### [Aim of the exercise]
Go through the material and write it all out exactly, minus the pictures.

### [Data section]
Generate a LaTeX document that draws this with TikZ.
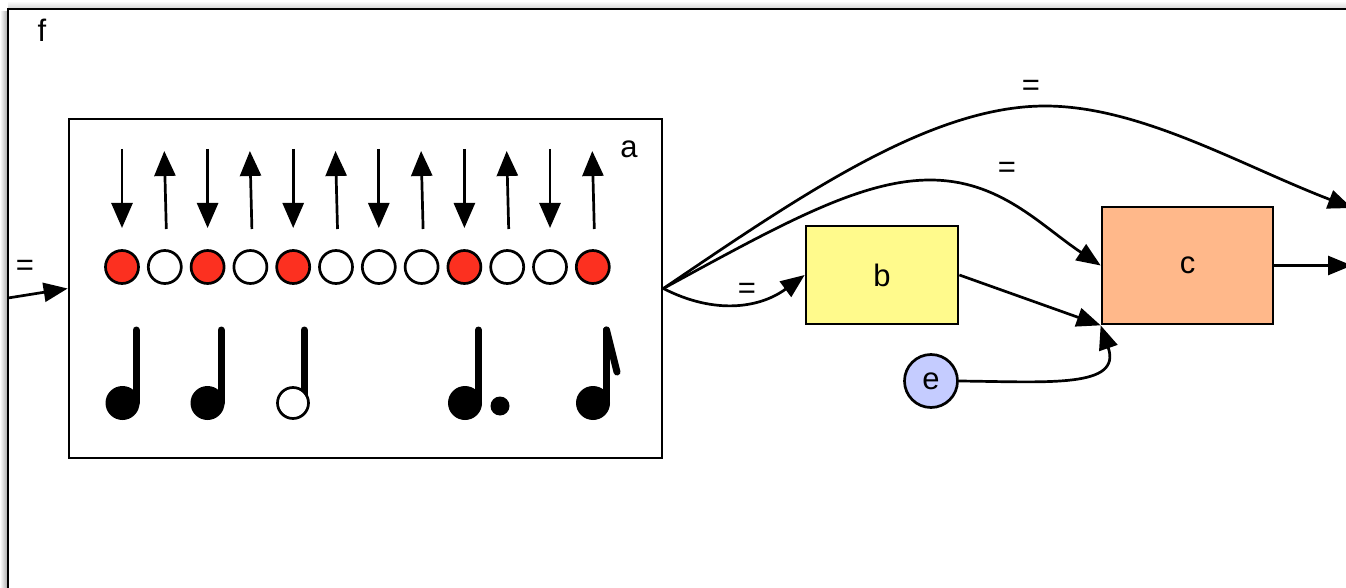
\documentclass[tikz,border=0pt]{standalone}
\usepackage{fontspec}
\setmainfont{Liberation Sans}
\usetikzlibrary{arrows.meta,shapes.geometric}
\definecolor{notered}{RGB}{252,48,32}
\definecolor{byellow}{RGB}{255,250,140}
\definecolor{corange}{RGB}{255,184,138}
\definecolor{eblue}{RGB}{197,204,255}
\begin{document}
\begin{tikzpicture}[x=1pt,y=-1pt,
  lw/.style={line width=2.7pt},
  conn/.style={line width=2.7pt, -{Triangle[length=24pt,width=19pt]}},
  beat/.style={line width=2.7pt, -{Triangle[length=25pt,width=21pt]}},
  stem/.style={line width=7pt, line cap=round},
  txt/.style={font=\fontsize{31}{33}\selectfont, inner sep=0pt},
  pulse/.style={circle, draw, line width=2.7pt, minimum size=33pt, inner sep=0pt},
  box/.style={draw, line width=2.7pt, inner sep=0pt, font=\fontsize{31}{33}\selectfont}]
\useasboundingbox (0,0) rectangle (1346,588);
% frame f with shadow
\shade[left color=white, right color=gray!70] (0,12) rectangle (8,588);
\shade[top color=white, bottom color=gray!35] (8,1) rectangle (1346,9);
\draw[lw,fill=white] (8,9) rectangle (1360,600);
\node[txt] (flabel) at (42,30) {f};
% box a
\node[box, minimum width=593pt, minimum height=339pt] (a) at (365.5,288.5) {};
\node[txt] (alabel) at (629,149) {a};
% pulses
\foreach \i/\col in {0/notered,1/white,2/notered,3/white,4/notered,5/white,6/white,7/white,8/notered,9/white,10/white,11/notered}{
  \pgfmathsetmacro{\xx}{122+42.8*\i}
  \node[pulse, fill=\col] (p\i) at (\xx,267) {};
}
\foreach \i in {0,2,4,6,8,10}{
  \pgfmathsetmacro{\xx}{122+42.8*\i}
  \draw[beat] (\xx,149) -- (\xx,228);
}
\foreach \i in {1,3,5,7,9,11}{
  \pgfmathsetmacro{\xx}{122+42.8*\i}
  \draw[beat] (\xx+1.5,229) -- (\xx-0.5,151);
}
% notes
\fill (122.5,403) circle[radius=17];
\draw[stem] (136,330) -- (136,403);
\fill (207.5,403) circle[radius=17];
\draw[stem] (221,330) -- (221,403);
\draw[stem] (304,330) -- (304,398);
\draw[lw,fill=white] (293,403) circle[radius=15.5];
\fill (465,403) circle[radius=17];
\draw[stem] (478.5,330) -- (478.5,403);
\fill (500,406) circle[radius=9.5];
\fill (593,403) circle[radius=17];
\draw[stem] (606.5,330) -- (606.5,403);
\draw[stem] (606.5,330) -- (617,372);
% nodes b, c, e
\node[box, fill=byellow, minimum width=152pt, minimum height=98pt] (b) at (882,275) {b};
\node[box, fill=corange, minimum width=171pt, minimum height=117pt] (c) at (1187.5,265.5) {c};
\node[box, circle, fill=eblue, minimum size=53pt] (e) at (931,381) {e};
% connectors
\coordinate (fin) at (8,298);
\coordinate (out4) at (1352,208);
\coordinate (out7) at (1352,265.5);
\draw[conn] (fin) -- (a.west);
\draw[conn] (a.east) .. controls (715,315) and (760,308) .. (b.west);
\draw[conn] (a.east) .. controls (780,225) and (860,180) .. (930,180) .. controls (1000,180) and (1040,225) .. (c.west);
\draw[conn] (a.east) .. controls (800,196) and (930,106) .. (1045,106) .. controls (1140,106) and (1240,165) .. (out4);
\draw[conn] (b.east) -- (c.south west);
\draw[conn] (e.east) .. controls (1050,382) and (1122,388) .. (c.south west);
\draw[conn] (c.east) -- (out7);
% labels
\node[txt] (eq0) at (25,268) {=};
\node[txt] (eq2) at (747,291) {=};
\node[txt] (eq3) at (1007,170) {=};
\node[txt] (eq4) at (1031,88) {=};
\end{tikzpicture}
\end{document}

### [Reply to the exercise]
Generate a LaTeX document that draws this with TikZ.
\documentclass[tikz,border=0pt]{standalone}
\usepackage{fontspec}
\setmainfont{Liberation Sans}
\usetikzlibrary{arrows.meta,shapes.geometric}
\definecolor{notered}{RGB}{252,48,32}
\definecolor{byellow}{RGB}{255,250,140}
\definecolor{corange}{RGB}{255,184,138}
\definecolor{eblue}{RGB}{197,204,255}
\begin{document}
\begin{tikzpicture}[x=1pt,y=-1pt,
  lw/.style={line width=2.7pt},
  conn/.style={line width=2.7pt, -{Triangle[length=24pt,width=19pt]}},
  beat/.style={line width=2.7pt, -{Triangle[length=25pt,width=21pt]}},
  stem/.style={line width=7pt, line cap=round},
  txt/.style={font=\fontsize{31}{33}\selectfont, inner sep=0pt},
  pulse/.style={circle, draw, line width=2.7pt, minimum size=33pt, inner sep=0pt},
  box/.style={draw, line width=2.7pt, inner sep=0pt, font=\fontsize{31}{33}\selectfont}]
\useasboundingbox (0,0) rectangle (1346,588);
% frame f with shadow
\shade[left color=white, right color=gray!70] (0,12) rectangle (8,588);
\shade[top color=white, bottom color=gray!35] (8,1) rectangle (1346,9);
\draw[lw,fill=white] (8,9) rectangle (1360,600);
\node[txt] (flabel) at (42,30) {f};
% box a
\node[box, minimum width=593pt, minimum height=339pt] (a) at (365.5,288.5) {};
\node[txt] (alabel) at (629,149) {a};
% pulses
\foreach \i/\col in {0/notered,1/white,2/notered,3/white,4/notered,5/white,6/white,7/white,8/notered,9/white,10/white,11/notered}{
  \pgfmathsetmacro{\xx}{122+42.8*\i}
  \node[pulse, fill=\col] (p\i) at (\xx,267) {};
}
\foreach \i in {0,2,4,6,8,10}{
  \pgfmathsetmacro{\xx}{122+42.8*\i}
  \draw[beat] (\xx,149) -- (\xx,228);
}
\foreach \i in {1,3,5,7,9,11}{
  \pgfmathsetmacro{\xx}{122+42.8*\i}
  \draw[beat] (\xx+1.5,229) -- (\xx-0.5,151);
}
% notes
\fill (122.5,403) circle[radius=17];
\draw[stem] (136,330) -- (136,403);
\fill (207.5,403) circle[radius=17];
\draw[stem] (221,330) -- (221,403);
\draw[stem] (304,330) -- (304,398);
\draw[lw,fill=white] (293,403) circle[radius=15.5];
\fill (465,403) circle[radius=17];
\draw[stem] (478.5,330) -- (478.5,403);
\fill (500,406) circle[radius=9.5];
\fill (593,403) circle[radius=17];
\draw[stem] (606.5,330) -- (606.5,403);
\draw[stem] (606.5,330) -- (617,372);
% nodes b, c, e
\node[box, fill=byellow, minimum width=152pt, minimum height=98pt] (b) at (882,275) {b};
\node[box, fill=corange, minimum width=171pt, minimum height=117pt] (c) at (1187.5,265.5) {c};
\node[box, circle, fill=eblue, minimum size=53pt] (e) at (931,381) {e};
% connectors
\coordinate (fin) at (8,298);
\coordinate (out4) at (1352,208);
\coordinate (out7) at (1352,265.5);
\draw[conn] (fin) -- (a.west);
\draw[conn] (a.east) .. controls (715,315) and (760,308) .. (b.west);
\draw[conn] (a.east) .. controls (780,225) and (860,180) .. (930,180) .. controls (1000,180) and (1040,225) .. (c.west);
\draw[conn] (a.east) .. controls (800,196) and (930,106) .. (1045,106) .. controls (1140,106) and (1240,165) .. (out4);
\draw[conn] (b.east) -- (c.south west);
\draw[conn] (e.east) .. controls (1050,382) and (1122,388) .. (c.south west);
\draw[conn] (c.east) -- (out7);
% labels
\node[txt] (eq0) at (25,268) {=};
\node[txt] (eq2) at (747,291) {=};
\node[txt] (eq3) at (1007,170) {=};
\node[txt] (eq4) at (1031,88) {=};
\end{tikzpicture}
\end{document}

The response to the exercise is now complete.